* YOUR TASK: Exactly repeat the material, dropping only the pictures.

* DATA PROVIDED:
___
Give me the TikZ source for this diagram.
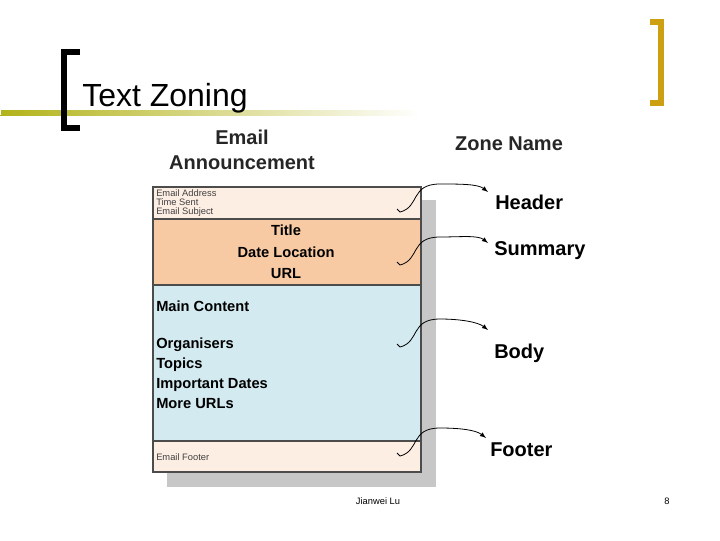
\documentclass[tikz,border=0pt]{standalone}
\usepackage{fontspec}
\setmainfont{Liberation Sans}
\usetikzlibrary{calc}
\begin{document}
\begin{tikzpicture}[x=0.75pt,y=-0.75pt,
  zone/.style={draw=black!70,line width=0.8pt},
  small/.style={font=\fontsize{7}{8}\selectfont,text=black!75,anchor=west,inner sep=0},
  big/.style={font=\bfseries\fontsize{15}{18}\selectfont,anchor=west,inner sep=0},
  mid/.style={font=\bfseries\fontsize{11}{14}\selectfont,inner sep=0},
  arr/.style={-latex,line width=0.6pt}]
\useasboundingbox (0,0) rectangle (720,540);
% title decoration
\shade[left color=black!0!olive!60!white,right color=white] (0,110) rectangle (420,115);
\fill[white] (0,110) rectangle (1,115);
\draw[line width=4.5pt] (80,52) -- (64,52) -- (64,128) -- (80,128);
\draw[line width=4.5pt,color={rgb,255:red,205;green,160;blue,20}] (650,22) -- (661,22) -- (661,103) -- (650,103);
\node[anchor=base west,inner sep=0,font=\fontsize{24}{28}\selectfont] (title) at (82,106) {Text Zoning};
% headings
\node[font=\bfseries\fontsize{15}{19}\selectfont,align=center,text=black!85] (email) at (242,150) {Email\\Announcement};
\node[font=\bfseries\fontsize{15}{18}\selectfont,text=black!85] (zn) at (509,144) {Zone Name};
% boxes
\fill[black!22] (167,200) rectangle (436,487);
\draw[zone,fill={rgb,255:red,253;green,238;blue,228}] (153,187) rectangle (421,219);
\draw[zone,fill={rgb,255:red,248;green,202;blue,164}] (153,219) rectangle (421,285);
\draw[zone,fill={rgb,255:red,210;green,234;blue,240}] (153,285) rectangle (421,441);
\draw[zone,fill={rgb,255:red,253;green,238;blue,228}] (153,441) rectangle (421,472);
\node[small,align=left] (hdr) at (156,203) {Email Address\\[-1pt]Time Sent\\[-1pt]Email Subject};
\node[mid,align=center] (sum) at (286,252) {Title\\[2pt]Date Location\\[2pt]URL};
\node[mid,anchor=west] (main) at (156,306) {Main Content};
\node[mid,anchor=west,align=left] (list) at (156,373) {Organisers\\[1pt]Topics\\[1pt]Important Dates\\[1pt]More URLs};
\node[small] (foot) at (156,457) {Email Footer};
% zone labels
\node[big] (lh) at (495,202) {Header};
\node[big] (ls) at (494,251) {Summary};
\node[big] (lb) at (494,353) {Body};
\node[big] (lf) at (490,450) {Footer};
% arrows
\coordinate (a1) at (400,212); \coordinate (b1) at (488,192);
\coordinate (a2) at (400,265); \coordinate (b2) at (488,243);
\coordinate (a3) at (400,347); \coordinate (b3) at (488,330);
\coordinate (a4) at (400,456); \coordinate (b4) at (486,438);
\foreach \i in {1,2,3,4}{
  \draw[arr] (a\i) .. controls ++(20,-5) and ++(-30,0) .. ++(40,-28) .. controls ++(20,0) and ++(-10,-8) .. (b\i);
  \draw[line width=0.6pt] ($(a\i)+(-3,-3)$) -- (a\i);
}
% footer
\node[font=\fontsize{7}{8}\selectfont] (author) at (378,501) {Jianwei Lu};
\node[font=\fontsize{7}{8}\selectfont] (page) at (667,501) {8};
\end{tikzpicture}
\end{document}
___
* ANSWER TO THE PROBLEM:
Give me the TikZ source for this diagram.
\documentclass[tikz,border=0pt]{standalone}
\usepackage{fontspec}
\setmainfont{Liberation Sans}
\usetikzlibrary{calc}
\begin{document}
\begin{tikzpicture}[x=0.75pt,y=-0.75pt,
  zone/.style={draw=black!70,line width=0.8pt},
  small/.style={font=\fontsize{7}{8}\selectfont,text=black!75,anchor=west,inner sep=0},
  big/.style={font=\bfseries\fontsize{15}{18}\selectfont,anchor=west,inner sep=0},
  mid/.style={font=\bfseries\fontsize{11}{14}\selectfont,inner sep=0},
  arr/.style={-latex,line width=0.6pt}]
\useasboundingbox (0,0) rectangle (720,540);
% title decoration
\shade[left color=black!0!olive!60!white,right color=white] (0,110) rectangle (420,115);
\fill[white] (0,110) rectangle (1,115);
\draw[line width=4.5pt] (80,52) -- (64,52) -- (64,128) -- (80,128);
\draw[line width=4.5pt,color={rgb,255:red,205;green,160;blue,20}] (650,22) -- (661,22) -- (661,103) -- (650,103);
\node[anchor=base west,inner sep=0,font=\fontsize{24}{28}\selectfont] (title) at (82,106) {Text Zoning};
% headings
\node[font=\bfseries\fontsize{15}{19}\selectfont,align=center,text=black!85] (email) at (242,150) {Email\\Announcement};
\node[font=\bfseries\fontsize{15}{18}\selectfont,text=black!85] (zn) at (509,144) {Zone Name};
% boxes
\fill[black!22] (167,200) rectangle (436,487);
\draw[zone,fill={rgb,255:red,253;green,238;blue,228}] (153,187) rectangle (421,219);
\draw[zone,fill={rgb,255:red,248;green,202;blue,164}] (153,219) rectangle (421,285);
\draw[zone,fill={rgb,255:red,210;green,234;blue,240}] (153,285) rectangle (421,441);
\draw[zone,fill={rgb,255:red,253;green,238;blue,228}] (153,441) rectangle (421,472);
\node[small,align=left] (hdr) at (156,203) {Email Address\\[-1pt]Time Sent\\[-1pt]Email Subject};
\node[mid,align=center] (sum) at (286,252) {Title\\[2pt]Date Location\\[2pt]URL};
\node[mid,anchor=west] (main) at (156,306) {Main Content};
\node[mid,anchor=west,align=left] (list) at (156,373) {Organisers\\[1pt]Topics\\[1pt]Important Dates\\[1pt]More URLs};
\node[small] (foot) at (156,457) {Email Footer};
% zone labels
\node[big] (lh) at (495,202) {Header};
\node[big] (ls) at (494,251) {Summary};
\node[big] (lb) at (494,353) {Body};
\node[big] (lf) at (490,450) {Footer};
% arrows
\coordinate (a1) at (400,212); \coordinate (b1) at (488,192);
\coordinate (a2) at (400,265); \coordinate (b2) at (488,243);
\coordinate (a3) at (400,347); \coordinate (b3) at (488,330);
\coordinate (a4) at (400,456); \coordinate (b4) at (486,438);
\foreach \i in {1,2,3,4}{
  \draw[arr] (a\i) .. controls ++(20,-5) and ++(-30,0) .. ++(40,-28) .. controls ++(20,0) and ++(-10,-8) .. (b\i);
  \draw[line width=0.6pt] ($(a\i)+(-3,-3)$) -- (a\i);
}
% footer
\node[font=\fontsize{7}{8}\selectfont] (author) at (378,501) {Jianwei Lu};
\node[font=\fontsize{7}{8}\selectfont] (page) at (667,501) {8};
\end{tikzpicture}
\end{document}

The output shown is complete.